Dive Brief:
- The California High Speed Rail Authority could be in store for hundreds of millions of dollars worth of change orders and claims, all for the first 29 miles of the $64 billion bullet train’s revised route, according to The Los Angeles Times. Construction industry experts said additional claims could surpass $400 million.
- Several of the priciest contractors, including Tutor Perini, have hiked up their original estimates between 10%-30%, and additional changes and claims from smaller contractors and suppliers are expected to follow. Tutor Perini’s most recent changes alone total $51.7 million, but that does not include price changes not yet revealed.
- After a Times investigation calling the accuracy and transparency of the authority into question, tension between state officials and the agency has been high, with legislators demanding public hearings to address the authority’s ability to carry out its ambitious project.
Dive Insight:
This latest development could put the entire rail endeavor in jeopardy, according to The Times, as the authority has assured critics many times that it had signed, under-budget contracts in hand. If the changes prove valid, state officials are sure to question the project’s viability yet again.

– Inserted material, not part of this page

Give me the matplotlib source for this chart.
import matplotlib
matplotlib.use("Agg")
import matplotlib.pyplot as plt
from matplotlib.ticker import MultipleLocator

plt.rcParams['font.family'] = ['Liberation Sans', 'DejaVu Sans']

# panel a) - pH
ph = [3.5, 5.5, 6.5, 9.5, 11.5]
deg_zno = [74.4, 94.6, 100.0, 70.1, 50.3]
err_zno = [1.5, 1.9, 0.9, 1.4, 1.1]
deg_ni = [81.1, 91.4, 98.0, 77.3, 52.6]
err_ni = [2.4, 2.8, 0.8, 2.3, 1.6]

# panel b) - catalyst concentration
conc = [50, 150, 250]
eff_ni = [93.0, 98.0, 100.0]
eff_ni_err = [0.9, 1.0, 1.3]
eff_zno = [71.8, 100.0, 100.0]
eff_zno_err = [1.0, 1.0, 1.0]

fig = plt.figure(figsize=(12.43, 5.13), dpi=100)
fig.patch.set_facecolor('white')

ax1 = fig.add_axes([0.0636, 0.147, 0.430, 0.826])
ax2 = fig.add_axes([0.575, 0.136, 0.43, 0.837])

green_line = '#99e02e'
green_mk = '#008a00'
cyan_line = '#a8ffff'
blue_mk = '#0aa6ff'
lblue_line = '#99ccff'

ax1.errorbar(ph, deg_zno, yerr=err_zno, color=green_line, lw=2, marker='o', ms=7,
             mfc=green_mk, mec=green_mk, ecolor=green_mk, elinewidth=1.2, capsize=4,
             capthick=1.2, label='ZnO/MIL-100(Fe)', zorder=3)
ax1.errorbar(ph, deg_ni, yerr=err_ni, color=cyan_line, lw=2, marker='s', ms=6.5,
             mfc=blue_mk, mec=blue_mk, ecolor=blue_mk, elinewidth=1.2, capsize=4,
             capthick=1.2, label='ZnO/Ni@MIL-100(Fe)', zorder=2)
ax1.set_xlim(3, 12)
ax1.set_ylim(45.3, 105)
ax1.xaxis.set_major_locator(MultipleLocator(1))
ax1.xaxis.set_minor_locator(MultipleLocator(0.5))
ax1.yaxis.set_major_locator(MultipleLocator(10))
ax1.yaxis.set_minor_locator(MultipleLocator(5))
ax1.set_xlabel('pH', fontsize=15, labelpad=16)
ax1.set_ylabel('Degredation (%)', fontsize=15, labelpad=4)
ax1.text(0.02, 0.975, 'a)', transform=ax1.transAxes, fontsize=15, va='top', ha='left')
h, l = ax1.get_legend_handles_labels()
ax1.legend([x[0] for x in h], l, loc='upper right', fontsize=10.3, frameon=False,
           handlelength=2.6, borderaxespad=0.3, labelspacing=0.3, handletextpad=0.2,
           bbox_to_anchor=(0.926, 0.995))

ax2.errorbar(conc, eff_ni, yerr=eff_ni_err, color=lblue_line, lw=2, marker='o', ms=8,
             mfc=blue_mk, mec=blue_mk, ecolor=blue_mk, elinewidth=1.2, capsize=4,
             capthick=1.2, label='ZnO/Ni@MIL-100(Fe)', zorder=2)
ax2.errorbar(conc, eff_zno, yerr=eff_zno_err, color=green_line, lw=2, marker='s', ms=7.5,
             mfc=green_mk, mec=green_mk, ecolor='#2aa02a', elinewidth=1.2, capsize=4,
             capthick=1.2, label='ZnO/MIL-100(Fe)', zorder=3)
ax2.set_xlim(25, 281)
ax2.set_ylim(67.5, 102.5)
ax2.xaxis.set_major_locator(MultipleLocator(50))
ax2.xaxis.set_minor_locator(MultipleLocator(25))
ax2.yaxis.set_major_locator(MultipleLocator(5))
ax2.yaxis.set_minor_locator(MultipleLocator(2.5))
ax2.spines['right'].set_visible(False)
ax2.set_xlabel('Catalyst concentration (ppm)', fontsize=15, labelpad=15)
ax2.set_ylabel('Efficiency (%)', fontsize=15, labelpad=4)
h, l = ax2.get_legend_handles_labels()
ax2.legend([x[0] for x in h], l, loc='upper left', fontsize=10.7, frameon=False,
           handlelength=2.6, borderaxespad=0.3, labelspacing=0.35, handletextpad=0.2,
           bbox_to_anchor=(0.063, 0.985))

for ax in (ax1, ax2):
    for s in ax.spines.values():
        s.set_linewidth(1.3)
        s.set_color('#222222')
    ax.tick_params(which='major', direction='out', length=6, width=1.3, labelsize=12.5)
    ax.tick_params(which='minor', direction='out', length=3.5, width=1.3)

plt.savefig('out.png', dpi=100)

The Times reported that two of the un-priced change orders from Tutor Perini are for project delays due to the authority’s failure to turn over land as specified in the $1 billion contract. When Tutor Perini came on board in 2013, the state had purchased very little land for the rail system, and construction did not start until 2015. Those change orders could add up to as much as $95 million.
"If you award a contract and promise to make the land available and it isn't there, it can have consequences," William Ibbs, a UC Berkeley civil engineering professor and high-speed rail expert, told The Times.

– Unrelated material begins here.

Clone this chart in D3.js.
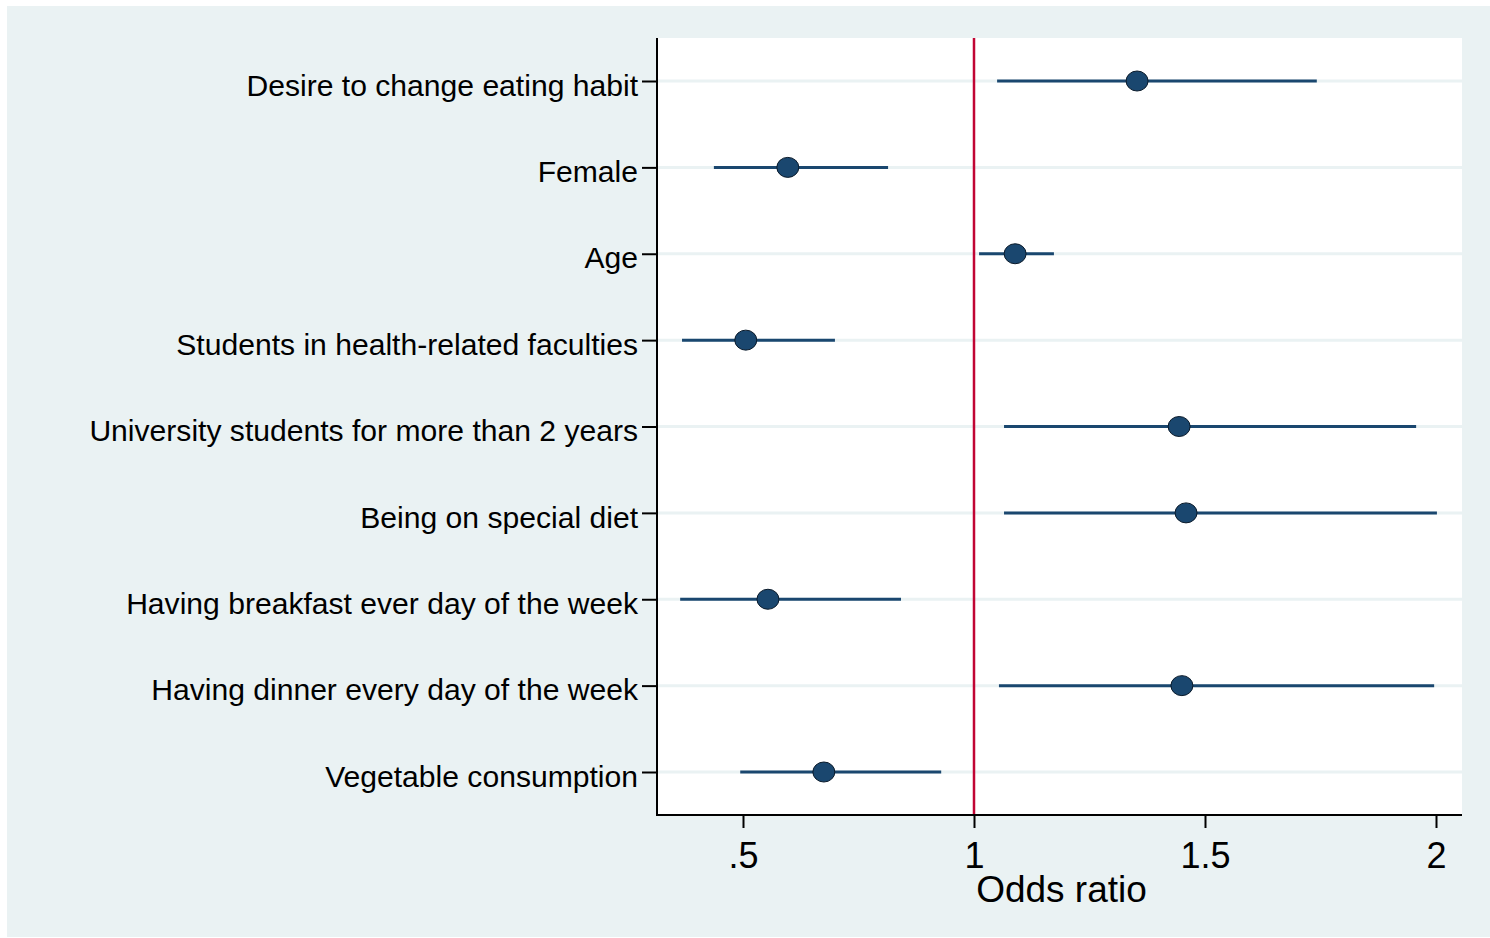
<!DOCTYPE html>
<html><head><meta charset="utf-8">
<script src="https://cdn.jsdelivr.net/npm/d3@7"></script>
<style>html,body{margin:0;padding:0;background:#fff;}svg{display:block;font-family:Arial,"Liberation Sans",sans-serif;}</style>
</head><body>
<svg id="chart" width="1490" height="938"></svg>
<script>
const categories = [
  "Desire to change eating habit",
  "Female",
  "Age",
  "Students in health-related faculties",
  "University students for more than 2 years",
  "Being on special diet",
  "Having breakfast ever day of the week",
  "Having dinner every day of the week",
  "Vegetable consumption"
];
const oddsRatio = [1.353, 0.597, 1.089, 0.506, 1.444, 1.459, 0.554, 1.450, 0.675];
const ciLower   = [1.050, 0.437, 1.011, 0.368, 1.065, 1.065, 0.364, 1.054, 0.494];
const ciUpper   = [1.742, 0.814, 1.173, 0.699, 1.957, 2.002, 0.842, 1.996, 0.929];
const xTicks = [0.5, 1, 1.5, 2];
const xTickLabels = [".5", "1", "1.5", "2"];
const xTitle = "Odds ratio";
const refValue = 1;

const svg = d3.select("#chart");
const plot = {left: 657, right: 1462, top: 38, bottom: 815};

svg.append("rect").attr("x", 7).attr("y", 6).attr("width", 1483).attr("height", 931).attr("fill", "#eaf2f3");
svg.append("rect").attr("x", plot.left).attr("y", plot.top).attr("width", plot.right - plot.left).attr("height", plot.bottom - plot.top).attr("fill", "#fff");

const x = d3.scaleLinear().domain([0.5, 2]).range([743, 1436]);
const y = d3.scalePoint().domain(categories).range([81, 772]);

// gridlines
svg.append("g").selectAll("line").data(categories).join("line")
  .attr("x1", plot.left).attr("x2", plot.right)
  .attr("y1", d => y(d)).attr("y2", d => y(d))
  .attr("stroke", "#eaf2f3").attr("stroke-width", 3);

// reference line
svg.append("line").attr("x1", x(refValue)).attr("x2", x(refValue))
  .attr("y1", plot.top).attr("y2", plot.bottom)
  .attr("stroke", "#c10534").attr("stroke-width", 2.5);

// CIs
const data = categories.map((c, i) => ({c, or: oddsRatio[i], lo: ciLower[i], hi: ciUpper[i]}));
svg.append("g").selectAll("line").data(data).join("line")
  .attr("x1", d => x(d.lo)).attr("x2", d => x(d.hi))
  .attr("y1", d => y(d.c)).attr("y2", d => y(d.c))
  .attr("stroke", "#1a476f").attr("stroke-width", 3);
svg.append("g").selectAll("ellipse").data(data).join("ellipse")
  .attr("cx", d => x(d.or)).attr("cy", d => y(d.c))
  .attr("rx", 11).attr("ry", 10)
  .attr("fill", "#1a476f").attr("stroke", "#0a1a2a").attr("stroke-width", 1);

// Y axis
const yAxis = d3.axisLeft(y).tickSize(15).tickPadding(4);
const gy = svg.append("g").attr("transform", `translate(${plot.left},0)`).call(yAxis);
gy.select(".domain").remove();
gy.append("line").attr("x1", 0).attr("x2", 0).attr("y1", plot.top).attr("y2", plot.bottom + 1).attr("stroke", "#000").attr("stroke-width", 2);
gy.selectAll(".tick line").attr("stroke", "#000").attr("stroke-width", 2);
gy.selectAll(".tick text").attr("font-size", 30.1).attr("fill", "#000").attr("font-family", "Arial, 'Liberation Sans', sans-serif").attr("dy", "0.47em");

// X axis
const xAxis = d3.axisBottom(x).tickValues(xTicks).tickFormat((d, i) => xTickLabels[i]).tickSize(13).tickPadding(14);
const gx = svg.append("g").attr("transform", `translate(0,${plot.bottom})`).call(xAxis);
gx.select(".domain").remove();
gx.append("line").attr("x1", plot.left - 1).attr("x2", plot.right).attr("y1", 0).attr("y2", 0).attr("stroke", "#000").attr("stroke-width", 2);
gx.selectAll(".tick line").attr("stroke", "#000").attr("stroke-width", 2);
gx.selectAll(".tick text").attr("font-size", 36).attr("fill", "#000").attr("font-family", "Arial, 'Liberation Sans', sans-serif");

svg.append("text").attr("x", (plot.left + plot.right) / 2 + 2).attr("y", 902)
  .attr("text-anchor", "middle").attr("font-size", 37).attr("fill", "#000").text(xTitle);
</script>
</body></html>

Authority officials said that none of these new claims have been finalized, and they said they have not ruled out back-charging contractors for their own delays.
At a meeting of the California Assembly transportation committee to discuss the rail authority’s new business plan, authority chair Dan Richard said the additional change orders outlined by The Times is not proof of poor planning on the authority’s part, the Silicon Valley Business Journal reported. "There are risks associated with those contracts," Richard said. "In identifying those risks, it doesn’t mean those risks are going to happen."